We also conducted research for a very large specialized bank that subsidizes mortgage liquidity among its membership, which consists of various financial institutions (banks, credit unions, insurance companies). The sponsor bank wanted to know how it could strengthen engagement with its member organizations. The research identified some minor changes it could make to its offerings but it also revealed that many of the member banks trusted the sponsor bank to an extraordinary degree, with such an uncommon depth of loyalty and emotional connection that product changes were not actually necessary. Our analysis found that particularly small banks and credit unions used significantly more friendship-related verbiage than would be expected by chance. The CEO of one small bank said: “They are a huge partner, very important part of our success …We would be lost without [Sponsor Bank], honestly.” These findings were very useful to the bank: knowing that it had this deep reserve of trust and relationship allowed it to strategically dedicate significantly more resources than had previously been the case to tightening its engagement with members through high levels of personalized service and relationships. 

Let’s look at a third case study. We also helped a very large and iconic IT company understand how its business strategy was being received by the market – was it understandable, relevant and credible? – and determine what the key segments of the markets were in terms of needs and perceptions. In the interviews we conducted with directors and VPs, many respondents claimed it would be “risky” to use the iconic company as a primary vendor. When we probed about risk, respondents said they wanted predictability and clarity. Many admitted they did not understand the icon’s business strategy or fundamental offering clearly enough to choose it confidently as a primary vendor. It was, ultimately, anxiety and fear of uncertainty which prevented respondents from engaging with this widely known older company. The challenge the company faced, we concluded, was not just to redouble communication about what its strategy was and what it offered but more fundamentally to restore the marketplace’s confidence and allay its fears.  

Emotional dispositions 

So, identifying the emotions that drive customer behavior is often an important part of B2B marketing research projects that address specific commercial challenges. But what about research projects with broader goals, like developing segments? When segments are described in terms of personas, these descriptions capture not just the demographic or psychographic attributes of different groups but their emotional dispositions as well. Recent work we did for a large and globally known brand that manufactures specialized electronic equipment illustrates this latter point. The client was interested in identifying specific segments or personas among existing and potential electrical engineer customers younger than 35 years old, with the goal of getting to know the core “customer of the future” better. 

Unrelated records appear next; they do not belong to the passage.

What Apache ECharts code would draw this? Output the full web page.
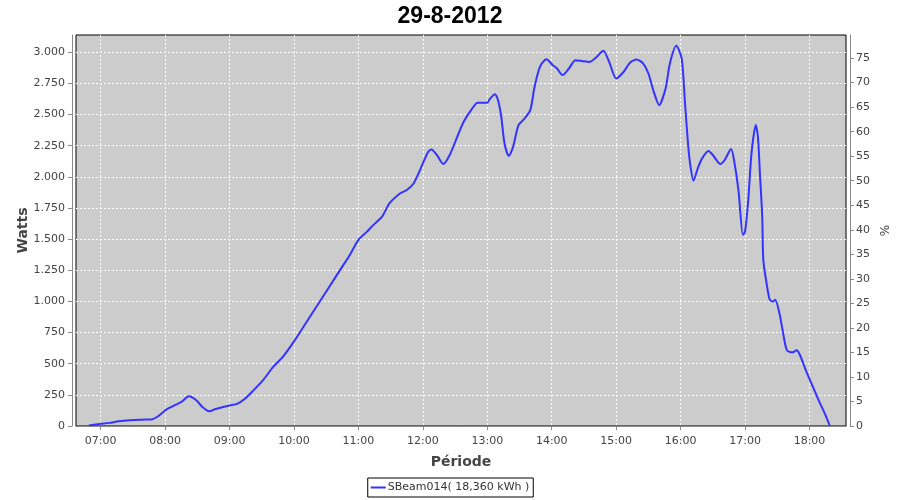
<!DOCTYPE html>
<html>
<head>
<meta charset="utf-8">
<script src="https://cdn.jsdelivr.net/npm/echarts@6/dist/echarts.min.js"></script>
<style>html,body{margin:0;padding:0;background:#fff;}#c{width:900px;height:500px;}</style>
</head>
<body>
<div id="c"></div>
<script>
const titleText = '29-8-2012';
const seriesName = 'SBeam014( 18,360 kWh )';
const times = ['06:49','07:00','07:08','07:17','07:27','07:39','07:48','07:52','07:58','08:02','08:10','08:16','08:22','08:29','08:35','08:41','08:47','08:54','09:00','09:07','09:14','09:22','09:31','09:41','09:50','10:00','10:09','10:18','10:27','10:37','10:46','10:52','11:00','11:08','11:14','11:22','11:29','11:39','11:45','11:51','11:56','12:00','12:05','12:08','12:13','12:19','12:25','12:32','12:38','12:46','12:51','13:00','13:02','13:07','13:10','13:13','13:16','13:20','13:24','13:29','13:34','13:40','13:44','13:49','13:55','14:01','14:05','14:10','14:16','14:22','14:28','14:35','14:41','14:48','14:54','15:00','15:07','15:13','15:19','15:25','15:30','15:35','15:40','15:46','15:50','15:56','16:01','16:04','16:07','16:09','16:12','16:16','16:20','16:26','16:30','16:37','16:41','16:47','16:50','16:54','16:58','17:00','17:03','17:06','17:10','17:12','17:14','17:16','17:17','17:20','17:23','17:26','17:28','17:32','17:36','17:39','17:44','17:48','17:51','17:57','18:03','18:09','18:14','18:19'];
const watts = [5,17,25,38,46,51,55,70,110,137,171,198,238,206,150,118,137,153,165,177,217,284,366,478,559,679,799,919,1039,1173,1293,1373,1494,1560,1614,1680,1788,1868,1894,1942,2028,2108,2201,2220,2175,2103,2175,2321,2442,2549,2594,2594,2621,2663,2615,2482,2268,2167,2241,2415,2461,2535,2722,2883,2944,2896,2869,2816,2869,2936,2930,2922,2955,3011,2910,2789,2843,2917,2941,2910,2829,2682,2575,2709,2910,3051,2950,2602,2255,2095,1969,2068,2148,2207,2175,2103,2135,2223,2121,1881,1534,1560,1814,2188,2415,2321,2001,1680,1333,1147,1013,1000,1013,906,719,607,591,607,572,438,318,198,105,0];
const xMinTime = '06:37';
const xMaxTime = '18:34';
const wattsMax = 3138;
const wattsStep = 250;
const pctMax = 79.7;
const pctStep = 5;

function ts(hm){const p=hm.split(':');return new Date(2012,7,29,+p[0],+p[1]).getTime();}
function pad(n){return (n<10?'0':'')+n;}
const data = times.map((t,i)=>[ts(t), watts[i]]);

const labelFont = {fontFamily:'DejaVu Sans', fontSize:11, color:'#444'};
const gridLine = {show:true,showMinLine:false,showMaxLine:false,lineStyle:{color:'#fff',type:[2,2],width:1}};
const chart = echarts.init(document.getElementById('c'), null, {renderer:'canvas'});
chart.setOption({
  animation:false,
  backgroundColor:'#fff',
  title:{text:titleText,left:'center',top:0,textStyle:{fontFamily:'Liberation Sans',fontWeight:'bold',fontSize:23,color:'#000'}},
  grid:{left:76,right:54,top:35,bottom:74,show:true,backgroundColor:'#cccccc',borderColor:'#000',borderWidth:1},
  legend:{bottom:3,left:'center',data:[seriesName],icon:'rect',itemWidth:15,itemHeight:2,itemGap:4,
    borderColor:'#000',borderWidth:1,padding:[4,4,4,3],backgroundColor:'#fff',
    textStyle:{fontFamily:'DejaVu Sans',fontSize:11,color:'#333',padding:[0,0,0,-3]}},
  xAxis:{type:'time',min:ts(xMinTime),max:ts(xMaxTime),minInterval:3600000,maxInterval:3600000,offset:4,
    name:'Période',nameLocation:'middle',nameGap:25,nameMoveOverlap:false,nameTextStyle:{fontFamily:'DejaVu Sans',fontSize:14,fontWeight:'bold',color:'#444'},
    axisLine:{show:true,lineStyle:{color:'#888'}},axisTick:{show:true,length:4,lineStyle:{color:'#888'}},
    axisLabel:Object.assign({margin:6,showMinLabel:false,showMaxLabel:false,hideOverlap:false,formatter:function(v){const d=new Date(v);return pad(d.getHours())+':'+pad(d.getMinutes());}},labelFont),
    splitLine:gridLine},
  yAxis:[
    {type:'value',min:0,max:wattsMax,interval:wattsStep,offset:4,position:'left',
      name:'Watts',nameLocation:'middle',nameGap:42,nameMoveOverlap:false,nameRotate:90,nameTextStyle:{fontFamily:'DejaVu Sans',fontSize:14,fontWeight:'bold',color:'#444'},
      axisLine:{show:true,lineStyle:{color:'#888'}},axisTick:{show:true,length:4,lineStyle:{color:'#888'}},
      axisLabel:Object.assign({margin:7,showMaxLabel:false,formatter:function(v){return v>=1000?Math.floor(v/1000)+'.'+String(v%1000).padStart(3,'0'):String(v);}},labelFont),
      splitLine:gridLine},
    {type:'value',min:0,max:pctMax,interval:pctStep,offset:4,position:'right',
      name:'%',nameLocation:'middle',nameGap:30,nameMoveOverlap:false,nameRotate:90,nameTextStyle:{fontFamily:'DejaVu Sans',fontSize:12,color:'#444'},
      axisLine:{show:true,lineStyle:{color:'#888'}},axisTick:{show:true,length:4,lineStyle:{color:'#888'}},
      axisLabel:Object.assign({margin:6,showMaxLabel:false},labelFont),
      splitLine:{show:false}}
  ],
  series:[{name:seriesName,type:'line',data:data,yAxisIndex:0,showSymbol:false,smooth:0.25,
    lineStyle:{color:'#3333ff',width:2},itemStyle:{color:'#3333ff'}}]
});
</script>
</body>
</html>
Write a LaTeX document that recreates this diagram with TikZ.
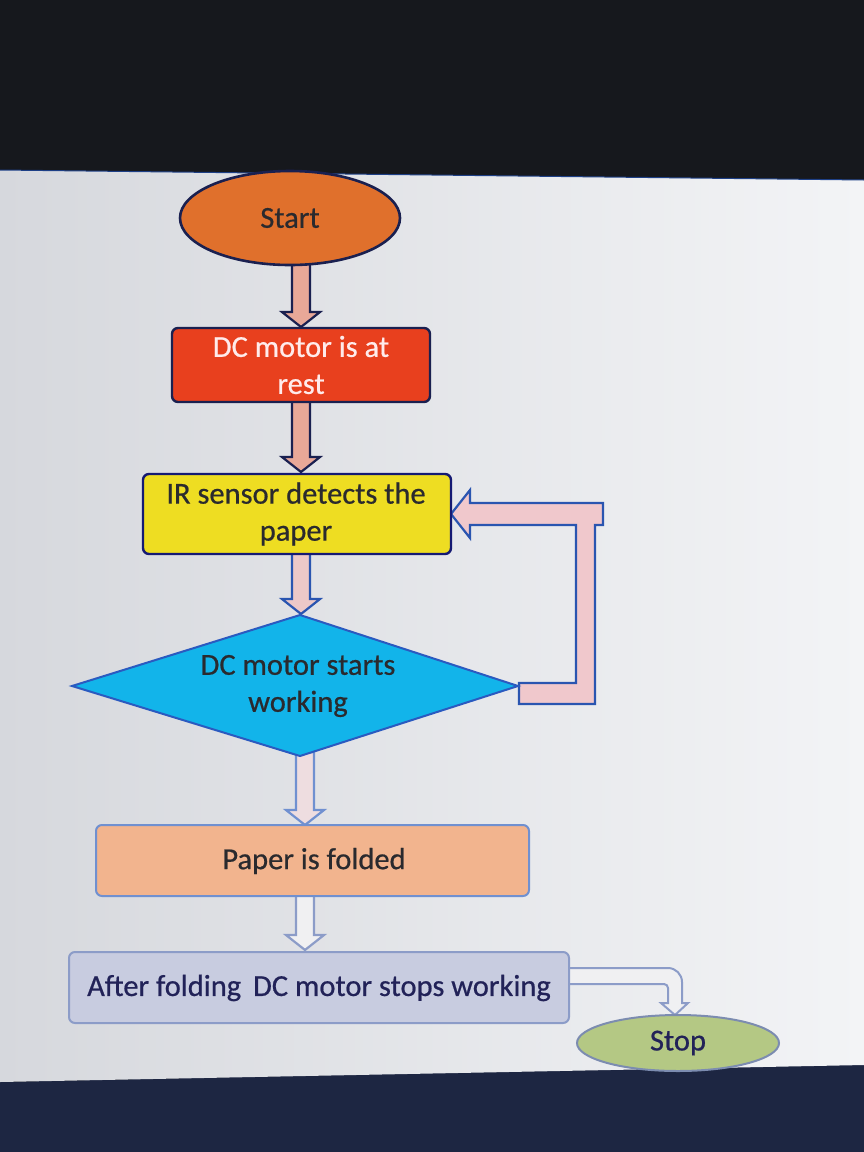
\documentclass[tikz,border=0pt]{standalone}
\usepackage{fontspec}
\setmainfont{Carlito}[FakeBold=0.6]
\usetikzlibrary{shapes.geometric}
\definecolor{topdark}{HTML}{16181D}
\definecolor{botdark}{HTML}{1D2642}
\definecolor{scrL}{HTML}{D6D8DD}
\definecolor{scrR}{HTML}{F3F4F6}
\definecolor{navy}{HTML}{1A2050}
\definecolor{startfill}{HTML}{E0702C}
\definecolor{restfill}{HTML}{E8401E}
\definecolor{irfill}{HTML}{EEDD22}
\definecolor{diafill}{HTML}{12B4EA}
\definecolor{diaedge}{HTML}{2A5AC0}
\definecolor{foldfill}{HTML}{F2B48E}
\definecolor{foldedge}{HTML}{7090D0}
\definecolor{afterfill}{HTML}{C8CCE0}
\definecolor{afteredge}{HTML}{8C9CC8}
\definecolor{stopfill}{HTML}{B4C884}
\definecolor{stopedge}{HTML}{7C8CB0}
\definecolor{arrA}{HTML}{E8A898}
\definecolor{arrB}{HTML}{ECC8C8}
\definecolor{arrC}{HTML}{EEDDE0}
\definecolor{arrD}{HTML}{F0F0F2}
\definecolor{loopfill}{HTML}{F0C8CC}
\definecolor{loopedge}{HTML}{2A55B0}
\definecolor{txt}{HTML}{2A2A2E}
\newcommand\blkdown[5]{% x, ytop, ybot, fill, draw
  \filldraw[fill=#4,draw=#5,line width=2.2pt,line join=miter]
    (#1-9,#2) -- (#1+9,#2) -- (#1+9,#3-15) -- (#1+19,#3-15) -- (#1,#3)
    -- (#1-19,#3-15) -- (#1-9,#3-15) -- cycle;}
\tikzset{
  lbl/.style={font=\fontsize{30.5}{37}\selectfont, text=txt, align=center, inner sep=0pt},
  boxstyle/.style={rounded corners=6pt, line width=2.4pt}
}
\begin{document}
\begin{tikzpicture}[x=1pt,y=-1pt]
\useasboundingbox (0,0) rectangle (864,1152);
% photo surroundings
\fill[topdark] (0,0) rectangle (864,1152);
\fill[botdark] (0,1082) -- (864,1064) -- (864,1152) -- (0,1152) -- cycle;
\shade[left color=scrL,right color=scrR] (0,170) -- (864,180) -- (864,1065) -- (0,1082) -- cycle;
\draw[color=diaedge!70!black,line width=1pt] (0,170) -- (864,180);
% block arrows (drawn under the shapes)
\blkdown{301}{258}{327}{arrA}{navy}
\blkdown{301}{398}{472}{arrA}{navy}
\blkdown{301}{552}{614}{arrB}{loopedge}
\blkdown{305}{752}{825}{arrC}{foldedge}
\blkdown{305}{894}{950}{arrD}{afteredge}
% loop arrow
\filldraw[fill=loopfill,draw=loopedge,line width=2.2pt,line join=miter]
  (519,683) -- (576,683) -- (576,525) -- (470,525) -- (470,538) -- (451,514)
  -- (470,490) -- (470,503) -- (603,503) -- (603,525) -- (595,525)
  -- (595,704) -- (519,704) -- cycle;
% bent arrow to stop
\filldraw[fill=arrD,draw=afteredge,line width=2pt,line join=miter]
  (566,968) -- (668,968) arc[start angle=270,end angle=360,radius=14] -- (682,1003)
  -- (688,1003) -- (675,1015) -- (661,1003) -- (668,1003) -- (668,988)
  arc[start angle=0,end angle=-90,radius=4] -- (566,984) -- cycle;
% shapes
\node[ellipse, draw=navy, line width=2.6pt, fill=startfill, minimum width=220pt, minimum height=94pt, inner sep=0pt] (start) at (290,218) {};
\node[lbl] at (start) {Start};
\filldraw[boxstyle, fill=restfill, draw=navy] (172,328) rectangle (430,402);
\node[lbl, text=white!92!red] (rest) at (301,365) {DC motor is at\\rest};
\filldraw[boxstyle, fill=irfill, draw=navy!80!blue] (143,474) rectangle (451,554);
\node[lbl] (ir) at (296,514) {IR sensor detects the\\paper};
\filldraw[fill=diafill, draw=diaedge, line width=2pt, line join=miter] (72,686) -- (300,615) -- (518,686) -- (300,756) -- cycle;
\node[lbl] (dia) at (298,686) {DC motor starts\\working};
\filldraw[boxstyle, fill=foldfill, draw=foldedge, line width=2pt] (96,825) rectangle (529,896);
\node[lbl] (fold) at (314,861) {Paper is folded};
\filldraw[boxstyle, fill=afterfill, draw=afteredge, line width=2pt] (69,952) rectangle (569,1023);
\node[lbl, text=txt!80!blue] (after) at (319,988) {After folding\, DC motor stops working};
\node[ellipse, draw=stopedge, line width=2pt, fill=stopfill, minimum width=202pt, minimum height=56pt, inner sep=0pt] (stop) at (678,1043) {};
\node[lbl, text=txt!80!blue] at (stop) {Stop};
\end{tikzpicture}
\end{document}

We conducted ethnographic, at-the-workplace interviews with 17 electrical engineers from five different companies that each purchase large amounts of our client’s branded electrical equipment. In addition to the intensive, face-to-face interviews, we toured the workplace in each instance, asking further questions about equipment, tasks, concerns, preferences, etc. The rich body of data from this fieldwork helped us define three personas among the younger demographic. One of the segments defined was that of a middle-of-the-road, play-it-safe individual. This is the sort of person who prefers not to stand out and who values conventional and predictable technology. When it comes to purchasing products, they often rely heavily on crowdsourced ratings and well-known brands, believing that the most popular choice is the safest choice. The most important emotion typical of this segment when it comes to technology is anxiety – the fear of making the wrong decision, following the wrong process, making the wrong purchase. These individuals crave security, which they often find in following the herd. This segment might best be summed up as the person who says to themselves: “No one ever got fired for buying IBM.”  

The emotions described in this segment provide the client with two things. First, richness and depth that makes the segment less like a grouping of attributes and more like real human beings. Second, insight that can drive commercial success for its products and services with the “customer of the future.” 

So, what can a client that manufactures electrical equipment for this segment do with the information about the segment? Highly innovative and unusual product design is unlikely to resonate well with these buyers. Instead, the potential leverage with this segment lies in how the product could be marketed. A marketing program, for example, that focuses on allaying anxiety of the purchase would be effective – emphasizing the reputation of the client’s brand, how widespread the client’s equipment is in the market and stressing the positive ratings provided by large groups of users. These are the sort of messages that are likely to be sought by the play-it-safe segment – and likely to resonate well with them.

A better predictor

It’s important to help clients see the importance of emotions in all human behavior – even seemingly emotion-free B2B. It may involve having to talk through things like the basic findings of neuroscience showing that emotions enable decision-making or talking about the findings of behavioral economics showing that immediate emotions and expected emotions profoundly affect the supposedly rational pursuit of economic utility. Perhaps most important of all, market researchers should be trained to recognize and analyze emotional data because emotional data is a better predictor of behavior than just rational verbal data.

Research continues to bring us closer to a full answer to the question of how exactly emotions affect purchasing. Recently we designed and fielded two large surveys of 17 major consumer brands designed to shed light on the emotions consumers associated with them and identify which emotions most drive purchasing. The data focused on the current and expected feelings consumers have when thinking about and using brands as well as how feelings about oneself influence buying. Statistical analysis of the data produced a model of emotion dynamics that attempts to explain how and when emotions influence purchasing, what emotions matter and how they result in purchasing and loyalty. This model aims to identify the few key emotional drivers that trigger decision making. A study such as this is difficult to field and demanding to analyze but it builds on years of theory development by psychologists and robust concepts about consumer behavior and emotions. 

When it comes to the B2B part of the marketplace, however, there is still much work to do – models of emotion and decision-making need to be developed and discussed, studies need to be designed to shed light on specific elements of behavior and relevant data need to be gathered and analyzed. But underlying all that work is the foundational truth that a B2B purchase decision can be as emotional as any consumer one is.